While there is still some legal uncertainty regarding the far-reaching ramifications of the decision and of how the Equality Act will interact with other laws, it is clear that this ruling significantly undermines the human rights and gender identities of trans as well as intersex and gender-nonconforming people. As such the judgement is as devastating to the UK intersex community as it is for the trans community.
The ruling is dangerous in that it effectively sets a precedent giving Courts the power to decide who does and doesn’t qualify as a ‘real woman’, based on the bioessentialism and the belief in two binary categories only, which fails to reflect the truth that intersex people exist and that sex – in its chromosomal, hormonal and as well as other primary and secondary sex characteristics – is a spectrum.

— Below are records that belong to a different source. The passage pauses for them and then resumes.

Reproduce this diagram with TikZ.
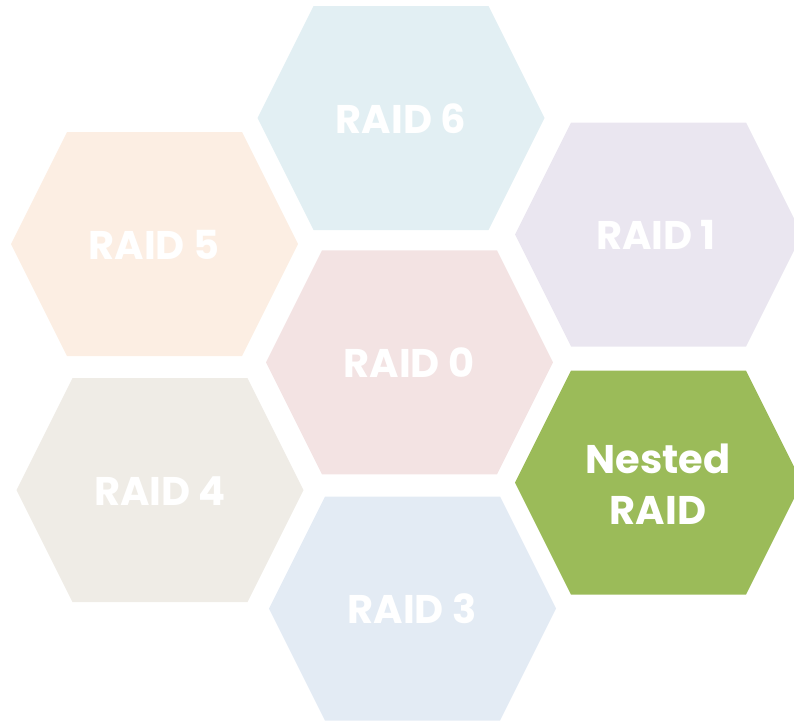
\documentclass[tikz,border=0pt]{standalone}
\usepackage{fontspec}
\setmainfont{Poppins}
\definecolor{cSix}{HTML}{E2EFF3}
\definecolor{cOne}{HTML}{EAE6F0}
\definecolor{cFive}{HTML}{FCEEE3}
\definecolor{cZero}{HTML}{F3E3E3}
\definecolor{cFour}{HTML}{EFECE6}
\definecolor{cThree}{HTML}{E3EBF4}
\definecolor{cNest}{HTML}{9BBB59}
\tikzset{
  hexlabel/.style={text=white, font=\fontsize{40}{51}\selectfont\bfseries, align=center, inner sep=0pt},
}
\newcommand{\hexat}[3]{%
  \fill[#3] (#1-143.5,#2) -- (#1-87.5,#2-112) -- (#1+87.5,#2-112) -- (#1+143.5,#2) -- (#1+87.5,#2+112) -- (#1-87.5,#2+112) -- cycle;}
\begin{document}
\begin{tikzpicture}[x=1pt,y=-1pt]
\useasboundingbox (0,0) rectangle (794,721);
\hexat{401}{118}{cSix}
\hexat{658.5}{234.5}{cOne}
\hexat{154.5}{244}{cFive}
\hexat{409.5}{362.3}{cZero}
\hexat{160}{490}{cFour}
\hexat{658.5}{482.7}{cNest}
\hexat{412.5}{608.5}{cThree}
\node[hexlabel] (r6) at (401,119) {RAID 6};
\node[hexlabel] (r1) at (656,235) {RAID 1};
\node[hexlabel] (r5) at (154,245) {RAID 5};
\node[hexlabel] (r0) at (409,363) {RAID 0};
\node[hexlabel] (r4) at (160,491) {RAID 4};
\node[hexlabel] (nr) at (658,484) {Nested\\RAID};
\node[hexlabel] (r3) at (412,609) {RAID 3};
\end{tikzpicture}
\end{document}
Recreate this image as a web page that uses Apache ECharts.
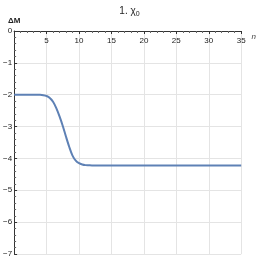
<!DOCTYPE html>
<html><head><meta charset="utf-8">
<script src="https://cdn.jsdelivr.net/npm/echarts@6/dist/echarts.min.js"></script>
<style>html,body{margin:0;padding:0;background:#fff}#c{width:259px;height:259px}</style>
</head><body><div id="c"></div>
<script>
var xValues = [0, 1, 2, 3, 4, 4.5, 5, 5.5, 6, 6.5, 7, 7.5, 8, 8.5, 9, 9.5, 10, 10.5, 11, 11.5, 12, 13, 15, 20, 25, 30, 35];
var deltaM  = [-2.0, -2.0, -2.0, -2.0, -2.005, -2.015, -2.04, -2.1, -2.22, -2.42, -2.68, -2.98, -3.32, -3.64, -3.91, -4.07, -4.15, -4.19, -4.21, -4.215, -4.22, -4.22, -4.22, -4.22, -4.22, -4.22, -4.22];
var xTicks = [5, 10, 15, 20, 25, 30, 35];
var yTicks = [0, -1, -2, -3, -4, -5, -6, -7];

var chart = echarts.init(document.getElementById('c'), null, {renderer: 'canvas'});
var font = 'Liberation Sans Narrow, Liberation Sans, sans-serif';
chart.setOption({
  animation: false,
  title: {
    text: '{a|1. χ}{b|0}',
    left: 'center', top: 0,
    textStyle: {rich: {
      a: {fontSize: 10, fontFamily: font, fontWeight: 'normal', color: '#222'},
      b: {fontSize: 7, fontFamily: font, fontWeight: 'normal', color: '#222', verticalAlign: 'bottom', padding: [6, 0, 0, 0]}
    }}
  },
  grid: {left: 10, right: 10, top: 31, bottom: 5, containLabel: false},
  xAxis: {
    type: 'value', min: 0, max: 35, interval: 5, position: 'top',
    name: 'n', nameLocation: 'end', nameGap: 3,
    nameTextStyle: {fontSize: 8, fontStyle: 'italic', fontFamily: font, color: '#444', verticalAlign: 'top', padding: [2, 0, 0, 0]},
    axisLine: {show: true, onZero: false, lineStyle: {color: '#333', width: 1}},
    axisTick: {show: true, inside: true, length: 3, lineStyle: {color: '#333'}},
    minorTick: {show: true, splitNumber: 5, length: 2, lineStyle: {color: '#666'}},
    axisLabel: {inside: true, margin: 6, fontSize: 8, fontFamily: font, color: '#1a1a1a',
      formatter: function (v) { return xTicks.indexOf(v) >= 0 ? String(v) : ''; }},
    splitLine: {show: true, lineStyle: {color: '#e4e4e4', width: 1}}
  },
  yAxis: {
    type: 'value', min: -7, max: 0, interval: 1,
    name: 'ΔM', nameLocation: 'end', nameGap: 6,
    nameTextStyle: {fontSize: 8, fontFamily: font, fontWeight: 'bold', color: '#222', align: 'center'},
    axisLine: {show: true, onZero: false, lineStyle: {color: '#333', width: 1}},
    axisTick: {show: true, inside: true, length: 3, lineStyle: {color: '#333'}},
    minorTick: {show: true, splitNumber: 5, length: 2, lineStyle: {color: '#666'}},
    axisLabel: {margin: 2, fontSize: 8, fontFamily: font, color: '#1a1a1a',
      formatter: function (v) { return yTicks.indexOf(v) >= 0 ? (v < 0 ? '−' + (-v) : String(v)) : ''; }},
    splitLine: {show: true, lineStyle: {color: '#e4e4e4', width: 1}}
  },
  series: [{
    type: 'line', smooth: 0.3, showSymbol: false,
    data: xValues.map(function (x, i) { return [x, deltaM[i]]; }),
    lineStyle: {color: '#5E81B5', width: 2},
    itemStyle: {color: '#5E81B5'}
  }]
});
</script>
</body></html>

Harmful transphobic as well as intersexphobic rhetoric underpins the blatant fear-mongering which has driven the debates surrounding the ruling and the inclusion of intersex people and trans women in the category ‘women’. It undermines intersex and trans people’s dignity, their right to private life, their freedom to access certain spaces, as well as their access to goods and services.
OII Europe wishes to express its solidarity with the UK intersex and trans community, and reaffirm our unwavering commitment to continuing the fight for justice and equality for all intersex people, in all their diversity, including their right to self-determination and freedom from discrimination, violence and exclusion. We also firmly reject the instrumentalisation of intersex people in an attempt to sow division and pit the trans and intersex communities against each other: intersex people are not the exception to the rule, they are proof that the rules to begin with do not make sense and are harmful.